Well, I finally got the machine today, and I felt like a kid opening a candy store, before I even opened it. The company actually delivered it within a week, but it had to go to another shipping company that ships to Honduras and handles customs. That second step took four weeks.

My initial observations:

The machine does in fact press out cocoa butter.

The cocoa butter is not free of solids as it is brown, although completely liquid. Unless you plan on selling the cocoa butter rather than using it to make chocolate, this should not be an issue.

I am going to enhance the feed hopper by putting small rectangular walls on top of it, perhaps made of wood. Otherwise it's a full time job keeping it fed.

The solid is expressed out the front in hollow tubes that break off due to stress when it reaches 6+ inches. The tubes can easily be crushed into cocoa powder. I am eager to try this but there's a meeting going on in my house that I would disrupt. Reselling the cocoa powder is a crucial factor in reducing my costs. There is a good market for this in Honduras as Hershey's powder is about $11/pound locally and people have few phobias about buying outside of the big name brands.

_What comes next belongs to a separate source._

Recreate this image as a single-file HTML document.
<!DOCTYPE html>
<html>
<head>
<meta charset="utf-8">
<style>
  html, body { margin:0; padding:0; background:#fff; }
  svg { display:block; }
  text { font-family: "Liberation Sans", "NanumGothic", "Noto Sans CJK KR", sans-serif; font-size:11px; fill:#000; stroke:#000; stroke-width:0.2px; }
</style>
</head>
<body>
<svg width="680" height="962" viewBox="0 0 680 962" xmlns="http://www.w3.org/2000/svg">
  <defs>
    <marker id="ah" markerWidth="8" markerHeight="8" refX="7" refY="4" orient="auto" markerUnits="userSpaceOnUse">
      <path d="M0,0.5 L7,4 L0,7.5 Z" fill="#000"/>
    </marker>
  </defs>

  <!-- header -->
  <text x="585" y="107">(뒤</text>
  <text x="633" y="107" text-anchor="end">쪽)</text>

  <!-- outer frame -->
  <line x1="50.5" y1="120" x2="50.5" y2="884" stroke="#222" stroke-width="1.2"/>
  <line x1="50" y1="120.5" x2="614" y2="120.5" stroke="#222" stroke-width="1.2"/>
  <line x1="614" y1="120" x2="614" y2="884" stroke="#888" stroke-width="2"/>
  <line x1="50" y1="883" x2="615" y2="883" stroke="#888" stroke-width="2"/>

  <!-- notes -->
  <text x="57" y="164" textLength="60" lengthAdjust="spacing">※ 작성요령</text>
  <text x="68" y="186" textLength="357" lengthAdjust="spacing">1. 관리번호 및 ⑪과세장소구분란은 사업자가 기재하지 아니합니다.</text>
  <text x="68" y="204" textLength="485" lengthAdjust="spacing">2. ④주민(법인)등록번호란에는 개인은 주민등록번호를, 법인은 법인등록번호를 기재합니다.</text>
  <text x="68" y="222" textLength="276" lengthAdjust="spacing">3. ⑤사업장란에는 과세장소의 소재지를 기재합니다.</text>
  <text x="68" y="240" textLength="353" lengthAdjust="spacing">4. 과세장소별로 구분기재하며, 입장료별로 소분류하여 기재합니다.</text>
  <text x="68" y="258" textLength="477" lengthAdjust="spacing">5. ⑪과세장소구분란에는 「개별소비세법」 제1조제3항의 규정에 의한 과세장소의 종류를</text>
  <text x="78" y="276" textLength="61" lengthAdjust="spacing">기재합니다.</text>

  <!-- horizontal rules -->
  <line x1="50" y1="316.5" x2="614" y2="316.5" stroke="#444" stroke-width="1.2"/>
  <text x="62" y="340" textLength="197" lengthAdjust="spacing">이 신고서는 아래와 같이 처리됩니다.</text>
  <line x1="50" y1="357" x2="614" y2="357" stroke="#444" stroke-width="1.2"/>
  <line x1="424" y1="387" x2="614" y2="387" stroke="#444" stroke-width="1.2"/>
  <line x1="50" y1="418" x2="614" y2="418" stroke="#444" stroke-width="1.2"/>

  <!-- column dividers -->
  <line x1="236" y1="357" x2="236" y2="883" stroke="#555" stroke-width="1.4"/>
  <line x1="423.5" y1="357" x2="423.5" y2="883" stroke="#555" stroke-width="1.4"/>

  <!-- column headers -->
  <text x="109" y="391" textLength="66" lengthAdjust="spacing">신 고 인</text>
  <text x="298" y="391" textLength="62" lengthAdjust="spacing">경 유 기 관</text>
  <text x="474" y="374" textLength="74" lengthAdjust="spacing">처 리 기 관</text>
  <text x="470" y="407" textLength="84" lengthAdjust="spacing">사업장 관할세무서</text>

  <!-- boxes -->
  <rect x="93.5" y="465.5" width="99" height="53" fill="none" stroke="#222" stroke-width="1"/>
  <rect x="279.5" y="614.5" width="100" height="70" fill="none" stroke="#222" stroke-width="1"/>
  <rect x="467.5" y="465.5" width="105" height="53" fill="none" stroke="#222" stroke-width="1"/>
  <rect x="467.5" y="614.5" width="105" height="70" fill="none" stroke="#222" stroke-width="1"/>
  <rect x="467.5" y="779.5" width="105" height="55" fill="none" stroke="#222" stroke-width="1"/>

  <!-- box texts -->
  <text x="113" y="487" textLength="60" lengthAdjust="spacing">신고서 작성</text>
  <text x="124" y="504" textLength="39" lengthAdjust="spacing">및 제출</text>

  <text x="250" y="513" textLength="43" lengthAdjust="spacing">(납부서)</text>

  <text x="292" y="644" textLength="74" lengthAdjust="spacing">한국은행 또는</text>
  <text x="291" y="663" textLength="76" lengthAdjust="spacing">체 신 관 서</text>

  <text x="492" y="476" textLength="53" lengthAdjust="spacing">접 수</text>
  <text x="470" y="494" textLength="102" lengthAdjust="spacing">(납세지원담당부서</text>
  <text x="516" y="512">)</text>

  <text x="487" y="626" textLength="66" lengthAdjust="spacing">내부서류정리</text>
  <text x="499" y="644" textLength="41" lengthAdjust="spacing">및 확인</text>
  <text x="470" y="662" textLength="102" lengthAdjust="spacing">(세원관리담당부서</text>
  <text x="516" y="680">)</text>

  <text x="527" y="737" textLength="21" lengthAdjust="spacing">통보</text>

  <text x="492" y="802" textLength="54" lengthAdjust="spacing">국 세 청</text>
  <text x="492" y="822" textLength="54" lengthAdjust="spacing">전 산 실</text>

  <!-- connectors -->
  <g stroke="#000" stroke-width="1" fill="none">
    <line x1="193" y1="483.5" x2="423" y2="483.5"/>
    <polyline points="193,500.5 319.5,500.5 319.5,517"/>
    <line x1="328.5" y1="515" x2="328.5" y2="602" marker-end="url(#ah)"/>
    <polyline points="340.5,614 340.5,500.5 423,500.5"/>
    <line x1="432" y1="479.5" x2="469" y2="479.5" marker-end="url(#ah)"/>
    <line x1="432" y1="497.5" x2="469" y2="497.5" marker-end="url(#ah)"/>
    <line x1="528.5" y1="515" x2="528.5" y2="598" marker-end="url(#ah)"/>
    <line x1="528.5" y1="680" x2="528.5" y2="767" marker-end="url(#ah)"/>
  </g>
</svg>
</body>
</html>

The machine looks pretty solid. When I turn off the motor, the shaft takes 10-15 seconds to spin down to a stop, which is usually a good sign that you have some solid gears in the box. My 30 year old Hobart meat grinder and KitchenAid mixer do the same. Many of my lesser machines do not. Based on this, I am hoping that it will give me years of service.

I was able to express over a pound of cocoa butter in less than an hour, maybe 30 minutes. I am eager to go weigh the butter versus the solid to see my yield, also crucial to costs.

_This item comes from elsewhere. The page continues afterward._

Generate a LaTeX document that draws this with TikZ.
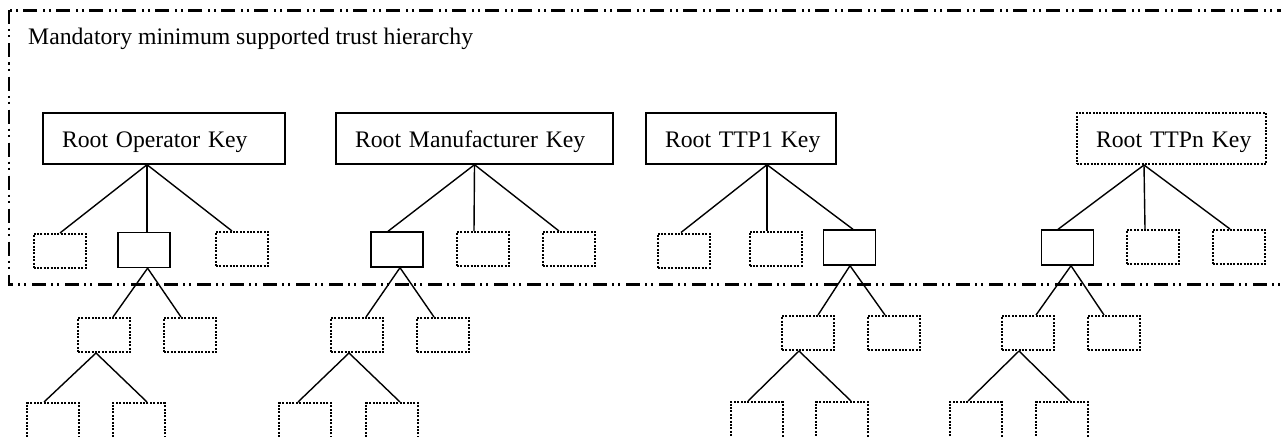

I need to build some kind of container to catch the cocoa solids, which are bulky because of the hollow, spiral shaped tubes that are produced. With this and a feed hopper enhancement, this machine could batch 5-10 pounds of cocoa nibs, hands free. It would probably handle about that much per hour.

Initial impression is that if you are looking for an economical machine to press out cocoa butter, this $200 machine is hard to beat. It's definitely less of a commitment than the $26K Cacao Cucina butter press.

Will update later on the yield etc.

Mark Allan
@Mark Allan
04/29/14 05:55:10PM
47 posts

cacao cucina


Posted in: Opinion

Where we live, it definitely makes sense to invest in a butter press, even if it's just the econo-solution that I am trying. Cocoa beans are cheaper in Honduras and cocoa butter isn't readily available here.

In the "1st world", it might make sense to just let someone else press the butter because importing the beans and pressing them yourself might be more costly.

I will be sure and tell everyone here. If I haven't posted in month, somebody reply to this and I'll get an email reminder.